-- begin Supplied data --
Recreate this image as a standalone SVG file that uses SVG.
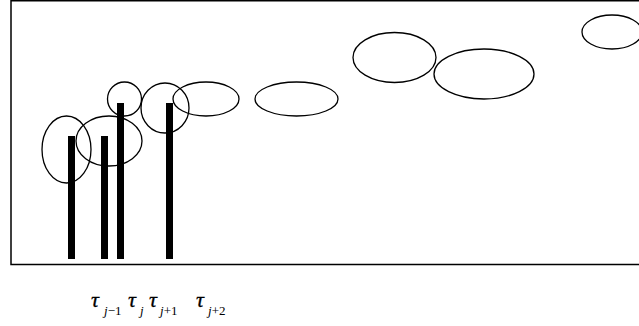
-- end Supplied data --
-- begin Supplied data --
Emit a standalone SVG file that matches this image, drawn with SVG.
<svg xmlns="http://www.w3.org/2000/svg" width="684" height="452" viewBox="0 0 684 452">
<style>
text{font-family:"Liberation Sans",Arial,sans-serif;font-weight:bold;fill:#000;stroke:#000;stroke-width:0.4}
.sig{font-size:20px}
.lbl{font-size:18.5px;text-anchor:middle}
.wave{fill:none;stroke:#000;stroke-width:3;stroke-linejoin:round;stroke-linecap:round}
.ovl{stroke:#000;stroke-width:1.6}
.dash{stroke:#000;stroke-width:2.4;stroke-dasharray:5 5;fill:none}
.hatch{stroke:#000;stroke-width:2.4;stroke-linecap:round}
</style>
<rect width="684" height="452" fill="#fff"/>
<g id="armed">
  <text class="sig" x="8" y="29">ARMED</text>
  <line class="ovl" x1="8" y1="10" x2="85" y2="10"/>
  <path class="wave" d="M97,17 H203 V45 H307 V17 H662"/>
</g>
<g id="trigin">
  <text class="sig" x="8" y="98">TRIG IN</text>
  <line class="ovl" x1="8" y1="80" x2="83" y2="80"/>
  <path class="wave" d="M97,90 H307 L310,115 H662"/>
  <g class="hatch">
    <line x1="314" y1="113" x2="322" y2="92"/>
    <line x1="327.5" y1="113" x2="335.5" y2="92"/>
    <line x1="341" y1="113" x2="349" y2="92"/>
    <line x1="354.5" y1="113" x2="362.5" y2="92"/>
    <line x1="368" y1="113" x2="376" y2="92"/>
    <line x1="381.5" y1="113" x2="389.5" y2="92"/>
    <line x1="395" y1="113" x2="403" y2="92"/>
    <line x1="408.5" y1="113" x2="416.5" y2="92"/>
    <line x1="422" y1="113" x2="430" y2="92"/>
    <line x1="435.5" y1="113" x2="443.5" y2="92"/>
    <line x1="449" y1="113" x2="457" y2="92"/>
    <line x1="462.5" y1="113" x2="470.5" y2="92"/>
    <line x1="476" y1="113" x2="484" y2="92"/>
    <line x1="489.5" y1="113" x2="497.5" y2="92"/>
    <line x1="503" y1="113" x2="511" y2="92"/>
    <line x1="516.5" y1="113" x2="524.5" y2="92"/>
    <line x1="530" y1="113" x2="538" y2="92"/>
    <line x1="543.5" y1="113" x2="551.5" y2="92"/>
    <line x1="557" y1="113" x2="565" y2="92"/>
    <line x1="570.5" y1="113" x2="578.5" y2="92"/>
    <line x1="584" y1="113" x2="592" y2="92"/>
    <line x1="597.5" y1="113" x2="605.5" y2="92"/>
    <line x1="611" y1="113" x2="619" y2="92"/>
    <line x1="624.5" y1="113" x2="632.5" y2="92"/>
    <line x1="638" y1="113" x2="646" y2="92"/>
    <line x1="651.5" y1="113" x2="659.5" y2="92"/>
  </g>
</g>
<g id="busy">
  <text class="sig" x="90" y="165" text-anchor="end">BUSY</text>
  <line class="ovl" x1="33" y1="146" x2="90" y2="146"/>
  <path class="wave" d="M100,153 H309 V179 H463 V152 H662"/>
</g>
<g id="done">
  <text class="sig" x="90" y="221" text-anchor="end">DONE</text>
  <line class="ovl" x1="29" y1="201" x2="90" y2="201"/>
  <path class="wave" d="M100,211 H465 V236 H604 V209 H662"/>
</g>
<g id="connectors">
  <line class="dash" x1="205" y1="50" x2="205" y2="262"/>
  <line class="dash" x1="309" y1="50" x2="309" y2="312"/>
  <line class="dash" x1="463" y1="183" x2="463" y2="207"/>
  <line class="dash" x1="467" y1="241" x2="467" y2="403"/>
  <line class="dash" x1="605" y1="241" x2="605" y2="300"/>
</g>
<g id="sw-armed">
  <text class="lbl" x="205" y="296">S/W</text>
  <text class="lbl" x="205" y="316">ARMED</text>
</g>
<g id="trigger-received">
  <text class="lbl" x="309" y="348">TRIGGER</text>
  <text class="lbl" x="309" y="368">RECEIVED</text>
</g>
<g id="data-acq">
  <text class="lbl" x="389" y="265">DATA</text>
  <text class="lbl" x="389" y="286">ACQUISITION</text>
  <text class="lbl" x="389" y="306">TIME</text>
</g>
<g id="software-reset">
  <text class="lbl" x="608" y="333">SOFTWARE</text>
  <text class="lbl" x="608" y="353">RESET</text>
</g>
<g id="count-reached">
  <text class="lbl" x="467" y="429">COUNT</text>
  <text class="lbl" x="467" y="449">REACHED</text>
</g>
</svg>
-- end Supplied data --
#### Problem to work on:
Show each line holding the word "that".

#### Result for this task:
Recreate this image as a standalone SVG file that uses SVG.
Emit a standalone SVG file that matches this image, drawn with SVG.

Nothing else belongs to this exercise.